At Trump’s rally at Madison Square Garden, Cantor Fitzgerald CEO Howard Lutnick asked Musk, “How much do you think we can rip out of this wasted, $6.5 trillion Harris-Biden budget?”
This was evidently a reference to the 2024 US federal budget, which is actually $6.75 trillion.
“I think we can do at least $2 trillion,” Musk replied.
This proposal is so radical it has attracted criticism from fiscal conservatives who support the broad goal of cutting federal spending. Brian Riedl, a senior fellow at the right-wing Manhattan Institute, told the Washington Post this week, “The idea that one can cut $2 trillion in wasteful and unnecessary programs is absolutely absurd.”
The reason is simple. According to government watchdogs, actual waste and fraud amounts to less than $300 billion a year. Shaving $2 trillion off the federal budget would therefore require draconian cuts to many popular federal programs.
Were Trump to implement Musk’s vision while simultaneously honoring his promise to avoid cutting entitlements and the GOP’s commitment to avoiding defense spending cuts, then he would need to slash all other government programs by 80 percent. That would involve gutting all social services for low-income Americans, food inspections, air safety, health insurance subsidies, and infrastructure investments, among countless other things.

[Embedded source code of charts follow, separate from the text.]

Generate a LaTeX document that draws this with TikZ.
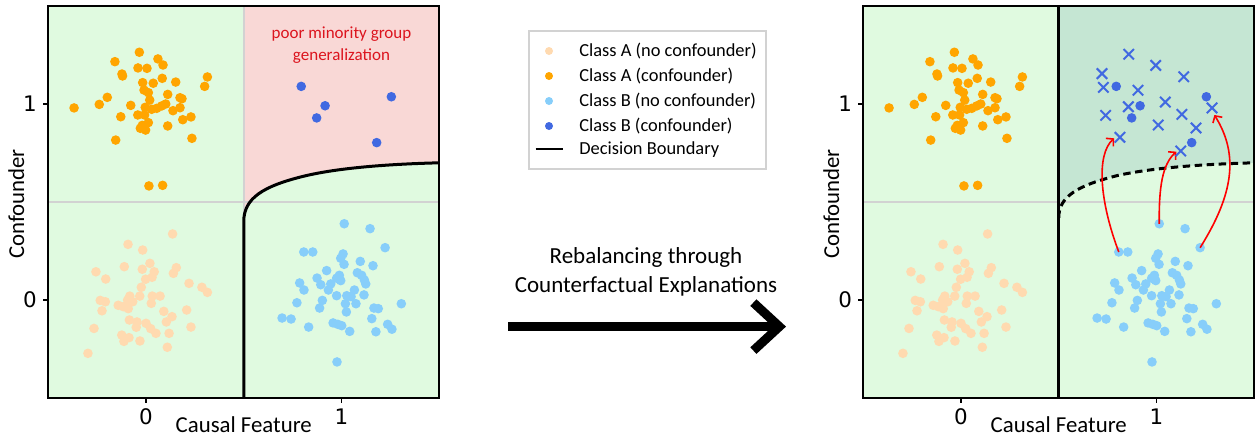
\documentclass[tikz,border=0pt]{standalone}
\usepackage{fontspec}
\setmainfont{Carlito}
\newfontfamily\tickfont{DejaVu Sans}
\usetikzlibrary{arrows.meta,positioning}

\definecolor{bgGreen}{RGB}{224,250,224}
\definecolor{bgPink}{RGB}{249,216,214}
\definecolor{bgTeal}{RGB}{197,230,211}
\definecolor{peach}{RGB}{255,218,176}
\definecolor{orangeA}{RGB}{255,165,0}
\definecolor{skyB}{RGB}{135,206,250}
\definecolor{royalB}{RGB}{65,105,225}
\definecolor{gridGray}{RGB}{210,210,210}
\definecolor{noteRed}{RGB}{220,20,30}

% point clouds, in data units
\def\ptsAn{0.136/0.337, -0.092/0.284, -0.017/0.255, 0.020/0.187, -0.111/0.170, -0.256/0.144, -0.206/0.107, -0.019/0.157, 0.042/0.144, 0.155/0.165, 0.140/0.136, -0.002/0.106, 0.031/0.116, 0.220/0.085, 0.286/0.065, 0.314/0.039, -0.024/0.065, -0.083/0.020, -0.094/0.000, -0.068/-0.009, -0.032/0.020, 0.032/0.020, 0.072/0.020, -0.234/-0.002, -0.208/-0.009, -0.142/-0.027, -0.116/-0.034, -0.091/-0.044, 0.027/-0.017, -0.225/-0.055, 0.091/-0.058, 0.208/-0.051, 0.133/-0.085, -0.085/-0.102, -0.046/-0.112, 0.000/-0.119, 0.104/-0.112, -0.266/-0.145, -0.050/-0.139, 0.024/-0.146, 0.051/-0.170, 0.230/-0.138, 0.118/-0.170, -0.124/-0.179, -0.087/-0.192, -0.113/-0.211, -0.031/-0.209, 0.109/-0.241, -0.297/-0.272}
\def\ptsAc{-0.034/1.264, -0.159/1.216, 0.061/1.230, 0.087/1.199, -0.041/1.184, 0.005/1.182, -0.123/1.153, -0.120/1.143, 0.083/1.131, 0.152/1.112, 0.314/1.138, 0.300/1.090, -0.017/1.109, 0.037/1.106, -0.010/1.071, 0.012/1.058, 0.111/1.049, 0.174/1.032, 0.184/1.027, -0.198/1.034, -0.239/0.998, -0.368/0.980, -0.078/0.993, 0.019/1.020, -0.004/0.983, 0.029/0.973, 0.055/0.978, 0.080/0.990, 0.101/1.000, 0.174/0.981, 0.138/0.966, -0.129/0.935, -0.042/0.944, -0.007/0.944, 0.230/0.934, 0.188/0.920, 0.012/0.905, -0.019/0.891, -0.029/0.876, -0.002/0.867, 0.111/0.888, -0.155/0.816, 0.235/0.825, 0.015/0.582, 0.085/0.585}
\def\ptsBn{1.014/0.389, 1.146/0.364, 0.807/0.245, 0.853/0.245, 1.223/0.267, 1.008/0.235, 0.996/0.213, 1.013/0.182, 1.096/0.197, 1.161/0.175, 0.924/0.150, 1.081/0.139, 1.103/0.126, 1.117/0.102, 1.124/0.082, 0.875/0.112, 0.989/0.126, 0.975/0.111, 0.996/0.099, 0.786/0.087, 0.808/0.051, 0.894/0.078, 0.945/0.082, 0.933/0.051, 1.066/0.051, 1.115/0.026, 0.975/0.022, 1.027/0.022, 1.049/0.017, 0.902/-0.002, 0.772/-0.014, 1.020/-0.019, 1.074/-0.019, 1.306/-0.019, 0.888/-0.041, 1.166/-0.041, 1.188/-0.044, 1.025/-0.061, 0.696/-0.092, 0.742/-0.097, 1.155/-0.095, 0.957/-0.117, 0.981/-0.124, 1.001/-0.131, 0.832/-0.138, 1.236/-0.124, 1.258/-0.149, 1.042/-0.160, 1.176/-0.162, 0.977/-0.316}
\def\ptsBc{0.794/1.090, 0.916/0.991, 0.873/0.929, 1.255/1.037, 1.180/0.803}
\def\ptsBx{0.858/1.254, 0.996/1.197, 0.721/1.155, 1.139/1.139, 0.728/1.085, 0.905/1.070, 1.045/1.010, 0.856/0.986, 1.284/0.980, 0.740/0.942, 1.130/0.947, 1.009/0.893, 1.202/0.878, 0.813/0.830, 1.124/0.760}

\newcommand{\clouds}{%
  \foreach \x/\y in \ptsAn {\fill[peach] (\x,\y) circle[radius=2.4pt];}
  \foreach \x/\y in \ptsAc {\fill[orangeA] (\x,\y) circle[radius=2.4pt];}
  \foreach \x/\y in \ptsBn {\fill[skyB] (\x,\y) circle[radius=2.4pt];}
  \foreach \x/\y in \ptsBc {\fill[royalB] (\x,\y) circle[radius=2.4pt];}
}
\newcommand{\axisframe}[1]{%
  \draw[frameline] (-0.5,-0.5) rectangle (1.5,1.5);
  \foreach \t in {0,1}{
    \draw[frameline] (\t,-0.5) -- ++(0pt,-2.5pt);
    \draw[frameline] (-0.5,\t) -- ++(-2.5pt,0pt);
    \node[ticklabel,anchor=north] (#1-x\t) at ([yshift=-5pt]\t,-0.5) {\t};
    \node[ticklabel,anchor=east] (#1-y\t) at ([xshift=-5.5pt]-0.5,\t) {\t};
  }
  \node[axlabel,anchor=north] (#1-xlab) at ([yshift=-9.3pt]0.5,-0.5) {Causal Feature};
  \node[axlabel,rotate=90] (#1-ylab) at ([xshift=-16pt]-0.5,0.49) {Confounder};
}

\begin{document}
\begin{tikzpicture}[x=1pt, y=1pt]
    \tikzstyle{frameline}=[black, line width=0.8pt]
    \tikzstyle{gridline}=[gridGray, line width=0.75pt]
    \tikzstyle{boundary}=[black, line width=1.5pt]
    \tikzstyle{ticklabel}=[inner sep=0pt, font=\tickfont\fontsize{10.7}{12}\selectfont]
    \tikzstyle{axlabel}=[inner sep=0pt, font=\fontsize{11.4}{13.7}\selectfont]
    \tikzstyle{legtext}=[inner sep=0pt, anchor=west, font=\fontsize{9.2}{11}\selectfont]
    \tikzstyle{cfarrow}=[red, line width=0.8pt, -{Straight Barb[length=2.5pt,width=5.5pt]}]
    \tikzstyle{crossB}=[royalB, line width=1pt]

    \useasboundingbox (0,0) rectangle (628,218);

    % before
    \begin{scope}[shift={(73pt,68pt)}, x=97.75pt, y=98pt]
        \fill[bgGreen] (-0.5,-0.5) rectangle (1.5,1.5);
        \fill[bgPink] (0.5,1.5) -- (0.5,0.40) .. controls (0.5,0.52) and (0.6,0.58) .. (0.8,0.63)
            .. controls (1.0,0.68) and (1.3,0.695) .. (1.5,0.70) -- (1.5,1.5) -- cycle;
        \draw[gridline] (-0.5,0.5) -- (1.5,0.5) (0.5,-0.5) -- (0.5,1.5);
        \clouds
        \draw[boundary] (0.5,-0.5) -- (0.5,0.40) .. controls (0.5,0.52) and (0.6,0.58) .. (0.8,0.63)
            .. controls (1.0,0.68) and (1.3,0.695) .. (1.5,0.70);
        \node[text=noteRed, align=center, inner sep=0pt, font=\fontsize{8.5}{10.7}\selectfont]
            (minority) at (1.0,1.30) {poor minority group\\generalization};
        \axisframe{L}
    \end{scope}

    % legend
    \draw[gridGray, line width=0.6pt] (264.5,133.5) rectangle (383,202.5);
    \fill[peach]   (274.5,192.5) circle[radius=2pt];
    \fill[orangeA] (274.5,180.0) circle[radius=2pt];
    \fill[skyB]    (274.5,167.5) circle[radius=2pt];
    \fill[royalB]  (274.5,155.0) circle[radius=2pt];
    \draw[black, line width=1pt] (267.8,143.3) -- (281.3,143.3);
    \node[legtext] (legAn) at (289.5,192.5) {Class A (no confounder)};
    \node[legtext] (legAc) at (289.5,180.0) {Class A (confounder)};
    \node[legtext] (legBn) at (289.5,167.5) {Class B (no confounder)};
    \node[legtext] (legBc) at (289.5,155.0) {Class B (confounder)};
    \node[legtext] (legDB) at (289.5,143.3) {Decision Boundary};

    % rebalancing step
    \node[align=center, inner sep=0pt, font=\fontsize{11.5}{14.3}\selectfont]
        (rebal) at (323,82) {Rebalancing through\\Counterfactual Explanations};
    \coordinate (arrL) at (254,54.7);
    \coordinate (arrR) at (393,54.7);
    \draw[line width=4.5pt, -{Straight Barb[length=13pt 0,width=24pt 0]}] (arrL) -- (arrR);

    % after
    \begin{scope}[shift={(480.5pt,68pt)}, x=97.75pt, y=98pt]
        \fill[bgGreen] (-0.5,-0.5) rectangle (1.5,1.5);
        \fill[bgTeal] (0.5,1.5) -- (0.5,0.42) .. controls (0.5,0.53) and (0.6,0.585) .. (0.8,0.635)
            .. controls (1.0,0.68) and (1.3,0.695) .. (1.5,0.70) -- (1.5,1.5) -- cycle;
        \draw[gridline] (-0.5,0.5) -- (1.5,0.5);
        \clouds
        \draw[boundary, dash pattern=on 3.7pt off 2.3pt] (0.5,0.42) .. controls (0.5,0.53) and (0.6,0.585) .. (0.8,0.635)
            .. controls (1.0,0.68) and (1.3,0.695) .. (1.5,0.70);
        \draw[boundary] (0.5,-0.5) -- (0.5,1.5);
        \coordinate (src1) at (0.807,0.245);
        \coordinate (src2) at (1.014,0.389);
        \coordinate (src3) at (1.223,0.267);
        \coordinate (cf1) at (0.783,0.825);
        \coordinate (cf2) at (1.101,0.757);
        \coordinate (cf3) at (1.296,0.944);
        \draw[cfarrow] (src1) .. controls (0.71,0.50) and (0.69,0.74) .. (cf1);
        \draw[cfarrow] (src2) .. controls (1.012,0.58) and (1.03,0.69) .. (cf2);
        \draw[cfarrow] (src3) .. controls (1.393,0.538) and (1.423,0.740) .. (cf3);
        \foreach \x/\y in \ptsBx {
            \draw[crossB] (\x,\y) +(-2.6pt,-2.6pt) -- +(2.6pt,2.6pt) +(-2.6pt,2.6pt) -- +(2.6pt,-2.6pt);
        }
        \axisframe{R}
    \end{scope}
\end{tikzpicture}
\end{document}
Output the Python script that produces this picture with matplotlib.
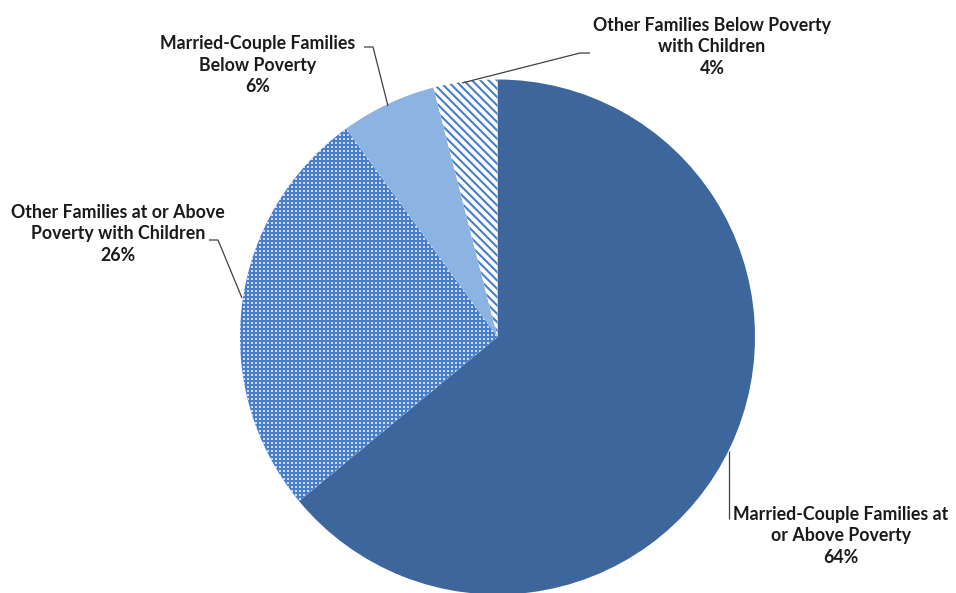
import matplotlib
matplotlib.use("Agg")
import matplotlib.pyplot as plt
import numpy as np

# Family composition shares (percent)
categories = [
    "Married-Couple Families at\nor Above Poverty",
    "Other Families at or Above\nPoverty with Children",
    "Married-Couple Families\nBelow Poverty",
    "Other Families Below Poverty\nwith Children",
]
shares = [64, 26, 6, 4]

face_colors = ["#3D679C", "#4A7ECB", "#8DB3E2", "#FFFFFF"]
edge_colors = ["#3D679C", "#4A7ECB", "#8DB3E2", "#4A7ECB"]
hatches = [None, None, None, "\\\\\\\\"]
dotted = [False, True, False, False]

W, H = 956, 593
fig = plt.figure(figsize=(W / 100, H / 100), dpi=100)
ax = fig.add_axes([0, 0, 1, 1])

plt.rcParams["hatch.linewidth"] = 1.5

cx, cy, r = 497.5, H - 337, 257.5
wedges, _ = ax.pie(shares, startangle=90, counterclock=False,
                   center=(cx, cy), radius=r, frame=True,
                   wedgeprops=dict(linewidth=0))
ax.set_xlim(0, W)
ax.set_ylim(0, H)
ax.set_aspect("equal")
ax.axis("off")

for w, fc, ec, h, dot in zip(wedges, face_colors, edge_colors, hatches, dotted):
    w.set_facecolor(fc)
    w.set_edgecolor(ec)
    w.set_linewidth(0)
    if h:
        w.set_hatch(h)
    if dot:
        # fine white dot texture over the wedge
        gx, gy = np.meshgrid(np.arange(cx - r, cx + r, 4.0),
                             np.arange(cy - r, cy + r, 4.0))
        sc = ax.scatter(gx.ravel(), gy.ravel(), s=0.55, marker="s",
                        color="white", linewidths=0, alpha=0.75, zorder=3)
        sc.set_clip_path(w)

font = dict(family=["Lato", "DejaVu Sans"], fontweight="bold", fontsize=12.8,
            color="#1A1A1A", ha="center", va="center", linespacing=1.3)

# label centres and leader-line paths (x, y measured from the top)
label_pos = [(841, 536), (118, 234), (258, 65), (712, 47)]
leaders = [
    [(729, 451), (729, 519)],
    [(242, 298), (218, 240), (209, 240)],
    [(388, 106), (373, 47), (364, 47)],
    [(462, 83), (580, 53), (590, 53)],
]

for name, val, (lx, ly), path in zip(categories, shares, label_pos, leaders):
    ax.text(lx, H - ly, f"{name}\n{val}%", **font)
    xs = [p[0] for p in path]
    ys = [H - p[1] for p in path]
    ax.plot(xs, ys, color="#404040", lw=0.9, solid_capstyle="butt")

fig.savefig("out.png", dpi=100, facecolor="white")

This would abruptly and massively reduce demand in the US economy, potentially triggering a recession.
There is little reason to expect such severe and haphazard spending cuts to benefit the economy in the long term. After all, government investments in education and infrastructure often increase the economy’s growth potential — slashing funding for such programs could impair America’s economic performance in the coming decades.
Musk is correct to say that Trump’s plans would impose hardship on the American people. But he’s wrong to describe such difficulties as temporary. If Trump and Musk get their way, America’s consumers will pay higher prices, its manufacturers will sell fewer exports, its agricultural industry will fall into chaos, its workforce will become less productive, its federal government will struggle to provide basic services, and its long-term economic growth potential will fall.
Trump’s supporters might reasonably argue that none of this should trouble us, since he rarely fulfills his campaign promises and will surely back away from his economically ruinous agenda once in office. But “don’t worry, our candidate is a huge liar” does not strike me as a much better message than “prepare for temporary hardship.”